Hiring labour in the age of Uber

Is that temp admin assistant you sourced from an internet site a contractor, employee or something else? Ursula Hogben is co-founder and General Counsel of online business law firm LegalVision ILP and a lawyer with 15 years’ experience advising SMEs. Here she explains what the rise of the on-demand labour market means for those hiring help.

What are the traditional definitions of an employee and contractor and why are those definitions so important?

A contractor is an independent businessperson. They provide a service using their own equipment, in a manner they largely determine, where and when they want. An employee – full-time, part-time or casual – is part of someone else’s business. They use the equipment supplied by that business and follow the direction of the company about what they do and when and how they do it. With contractors it’s generally about the output, with employees it’s about the hours worked.

The distinction is important because the full suite of national and state-based employment law applies to employees. That means the business employing them has certain responsibilities. Such as paying employees super, giving them leave entitlements, deducting PAYG tax from their earnings and providing workers compensation if they’re injured.

Why are online platforms such as Freelancer, 99designs and Airtasker disrupting the traditional classifications?

As the nature of work has changed and become more flexible and casual, it’s become harder to draw the line between a contractor and employee.

An issue can start to arise when someone who is supposed to be a contractor starts doing repeat business for a single client, particularly providing repeat services. Then it starts to look more like an employment than contract relationship. That’s especially the case if the business is requiring certain hours be worked or providing a lot of direction about where and how work should be completed.

So it’s possible freelancing ‘micropreneurs’ will end up having a distinct set of rights and responsibilities from either employees or contractors?

Some have argued for that, but I don’t see it happening. To me, a micropreneur is clearly a contractor. Just because we are seeing a lot more micropreneurs doesn’t mean the existing category of contractor can’t accommodate them. I don’t see the courts creating a third category distinct from the existing two. An independent businessperson who chooses how, when and where they will work, for who, can be a micropreneur – and fit the legal definition of a contractor.

So where does that leave businesspeople who are using online platforms to source labour?

If a business is hiring someone, the onus is on that business to make sure the worker is categorised correctly and dealt with in accordance with that categorisation. That means business owners should have anyone they hire through an online platform sign a contract outlining both parties’ rights and responsibilities.

That’s also important for things such as safeguarding intellectual property, isn’t it?

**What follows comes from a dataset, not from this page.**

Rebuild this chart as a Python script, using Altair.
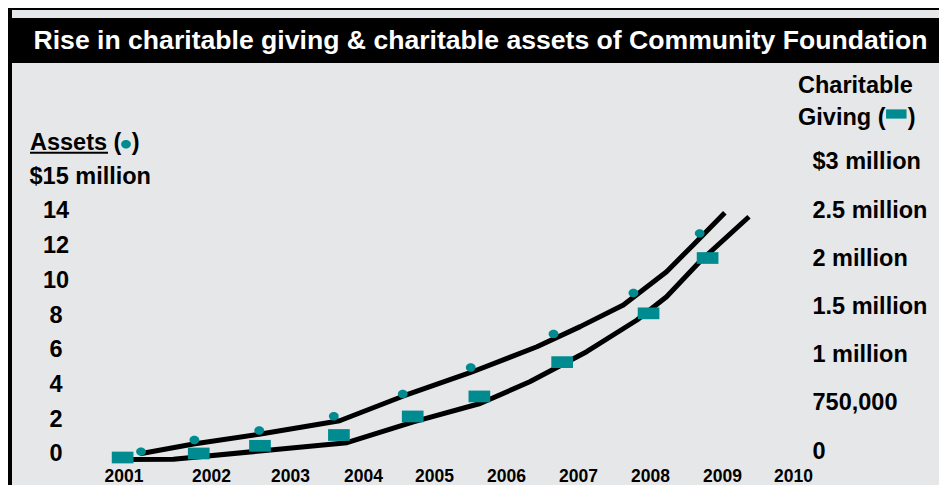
import altair as alt
import pandas as pd

# ---------------- data ----------------
YEARS = [2001, 2002, 2003, 2004, 2005, 2006, 2007, 2008, 2009, 2010]
ASSET_TICKS = [0, 2, 4, 6, 8, 10, 12, 14, 16]
ASSET_TOP_LABEL = "$15 million"
GIVING_TICKS = [0, 750000, 1000000, 1500000, 2000000, 2500000, 3000000]
GIVING_LABELS = ["0", "750,000", "1 million", "1.5 million", "2 million", "2.5 million", "$3 million"]

TITLE = "Rise in charitable giving & charitable assets of Community Foundation"

# Assets markers (dots), $ million
asset_x = [2001.20, 2001.81, 2002.61, 2003.60, 2004.56, 2005.51, 2006.66, 2007.77, 2008.69]
asset_v = [0.12, 0.79, 1.34, 2.16, 3.44, 4.97, 6.91, 9.27, 12.71]

# Charitable giving markers (bars), $
giving_x = [2000.99, 2001.86, 2002.62, 2003.67, 2004.70, 2005.63, 2006.78, 2007.98, 2008.80]
giving_v = [45000, 97000, 196000, 335000, 574000, 783000, 961000, 1428000, 2002000]

# Trend lines
asset_line_x = [2001.19, 2001.80, 2002.61, 2003.68, 2004.57, 2005.50, 2006.43, 2007.03, 2007.63, 2008.23, 2008.60, 2009.04]
asset_line_v = [0.0, 0.56, 1.12, 1.90, 3.33, 4.67, 6.17, 7.33, 8.58, 10.50, 12.04, 13.90]
giving_line_x = [2000.98, 2001.57, 2002.62, 2003.78, 2004.71, 2005.64, 2006.33, 2007.12, 2007.82, 2008.23, 2008.69, 2009.38]
giving_line_v = [19000, 22000, 129000, 236000, 505000, 741000, 859000, 1030000, 1359000, 1601000, 1964000, 2430000]

# ---------------- style ----------------
FONT = "Liberation Sans"
TEAL = "#008b90"
BG = "#e6e7e9"
DOT = "M-1,0A1,0.86,0,1,1,1,0A1,0.86,0,1,1,-1,0Z"
BAR = "M-1,-0.54L1,-0.54L1,0.54L-1,0.54Z"
BAR_SMALL = "M-1,-0.45L1,-0.45L1,0.45L-1,0.45Z"

W, H = 700, 396
X_RANGE = [23.5, 111, 190, 263, 334, 406, 478, 550, 622, 693]
A_RANGE = [383.7, 106.3]
G_RANGE = [391, 332.8, 284.6, 236.4, 188.2, 140, 91.8]

x_enc = alt.X(
    "x:Q",
    scale=alt.Scale(domain=YEARS, range=X_RANGE, nice=False, zero=False),
    axis=alt.Axis(values=YEARS, format="d", title=None, grid=False, domain=False,
                  ticks=False, tickSize=0, labelFont=FONT, labelFontSize=17.5,
                  labelFontWeight="bold", labelColor="black", labelBaseline="alphabetic",
                  labelPadding=15.7, labelFlush=False, labelOverlap=False, labelBound=False),
)

ya = alt.Y(
    "v:Q",
    scale=alt.Scale(domain=[0, 16], range=A_RANGE, nice=False, zero=False),
    axis=alt.Axis(orient="left", values=ASSET_TICKS,
                  labelExpr=f"datum.value == 16 ? '{ASSET_TOP_LABEL}' : datum.label",
                  title=None, grid=False, domain=False, ticks=False, tickSize=0,
                  labelFont=FONT, labelFontSize=23.5, labelFontWeight="bold", labelColor="black",
                  labelAlign={"condition": {"test": "datum.value == 16", "value": "left"}, "value": "center"},
                  labelPadding={"condition": {"test": "datum.value == 16", "value": 71}, "value": 44.5},
                  labelBaseline="middle", labelOverlap=False, labelFlush=False, labelBound=False),
)

g_labels_js = "[" + ",".join("'" + s + "'" for s in GIVING_LABELS) + "]"
g_ticks_js = "[" + ",".join(str(v) for v in GIVING_TICKS) + "]"
yg = alt.Y(
    "g:Q",
    scale=alt.Scale(domain=GIVING_TICKS, range=G_RANGE, nice=False, zero=False),
    axis=alt.Axis(orient="right", values=GIVING_TICKS,
                  labelExpr=f"{g_labels_js}[indexof({g_ticks_js}, datum.value)]",
                  title=None, grid=False, domain=False, ticks=False, tickSize=0,
                  labelFont=FONT, labelFontSize=23.5, labelFontWeight="bold", labelColor="black",
                  labelAlign="left", labelPadding=12, labelBaseline="middle",
                  labelOffset={"condition": {"test": "datum.value == 0", "value": -10}, "value": 0},
                  labelOverlap=False, labelFlush=False, labelBound=False),
)

asset_pts = pd.DataFrame({"x": asset_x, "v": asset_v})
asset_line = pd.DataFrame({"x": asset_line_x, "v": asset_line_v})
giving_pts = pd.DataFrame({"x": giving_x, "g": giving_v})
giving_line = pd.DataFrame({"x": giving_line_x, "g": giving_line_v})

assets_layer = alt.layer(
    alt.Chart(asset_line).mark_line(color="black", strokeWidth=5, interpolate="linear",
                                    strokeJoin="round").encode(x=x_enc, y=ya),
    alt.Chart(asset_pts).mark_point(shape=DOT, size=96, filled=True, color=TEAL, opacity=1, strokeWidth=0).encode(x=x_enc, y=ya),
)
giving_layer = alt.layer(
    alt.Chart(giving_line).mark_line(color="black", strokeWidth=5, interpolate="linear",
                                     strokeJoin="round").encode(x=x_enc, y=yg),
    alt.Chart(giving_pts).mark_point(shape=BAR, size=471, filled=True, color=TEAL, opacity=1, strokeWidth=0).encode(x=x_enc, y=yg),
)

one = alt.Data(values=[{"k": 1}])


def rect(x1, x2, y1, y2, color):
    return alt.Chart(one).mark_rect(color=color).encode(
        x=alt.value(x1), x2=alt.value(x2), y=alt.value(y1), y2=alt.value(y2))


def txt(s, x, y, size, color="black", align="left", baseline="alphabetic"):
    return alt.Chart(one).mark_text(text=s, font=FONT, fontSize=size, fontWeight="bold",
                                    color=color, align=align, baseline=baseline).encode(
        x=alt.value(x), y=alt.value(y))


def sym(shape, size, x, y):
    return alt.Chart(one).mark_point(shape=shape, size=size, filled=True, color=TEAL,
                                     opacity=1, strokeWidth=0).encode(x=alt.value(x), y=alt.value(y))


deco = [
    rect(-92, 839, -62, -60, "black"),       # top frame line
    rect(-92, -88, -62, 415, "black"),       # left frame line
    rect(-92, 839, -52, -7, "black"),        # title bar
    txt(TITLE, 380.5, -29, 26.6, color="white", align="center", baseline="middle"),
    txt("Assets (", -70, 80, 23.5),
    rect(-70, 8, 81.7, 83.7, "black"),       # underline
    sym(DOT, 96, 26, 74.3),
    txt(")", 31.7, 80, 23.5),
    txt("Charitable", 698, 22.7, 23.5),
    txt("Giving (", 698, 55, 23.5),
    sym(BAR_SMALL, 420, 796.3, 44),
    txt(")", 807.7, 55, 23.5),
]

chart = alt.layer(*deco, assets_layer, giving_layer).resolve_scale(y="independent").properties(
    width=W, height=H,
    autosize=alt.AutoSizeParams(type="none"),
    padding={"left": 92, "top": 62, "right": 139, "bottom": 19},
    background=BG,
).configure_view(stroke=None)

chart.save("out.html", embed_options={"renderer": "svg", "actions": False})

Yes. If you hire someone to create intellectual property for you, you want to own it, clearly under a written contract. Unless you’ve got a signed contract to that effect, you may not own the intellectual property a freelancer creates while you’re paying them to produce something. Another common headache is super. If you pay someone $10,000 for a job in the belief they’re a contractor, and they later successfully argue they were an employee, you’ll be on the hook for $950 (9.5 per cent) of super.

How important is the location of the person a business is hiring?

If the worker is in Australia, they’re covered by Australian law. If they are in another country, they’re generally covered by the law of that country. In practice, it’s much more likely a business would run into legal troubles with a local worker, than one working out of Manila or Mumbai

So does it make good business sense to hire workers off online platforms?

If it suits a business to hire intermittent workers off online platforms, they should do so. The business world is evolving rapidly and taking a Luddite approach isn’t practical. All I’m arguing is the business owner doing the hiring need to establish if they’re hiring a contractor or a casual employee – looking at the law and facts.

They do that in two main ways. Firstly, they can frame their needs in terms of output, not hours worked, with flexibility on how, when and where. For example, ‘I need you to alphabetise these 200 files by Friday’ rather than ‘I’ll pay you for 16 hours of filing’. Secondly, they get a contract signed. That doesn’t have to be a new contract every time, using a template is fine, as long as it covers the essentials. Set out that the contractor can work flexibly and that you own their output including intellectual property created for you. But the difference between taking those two straightforward precautions and not bothering with them can be a world of pain. Get it right – your business is worth it!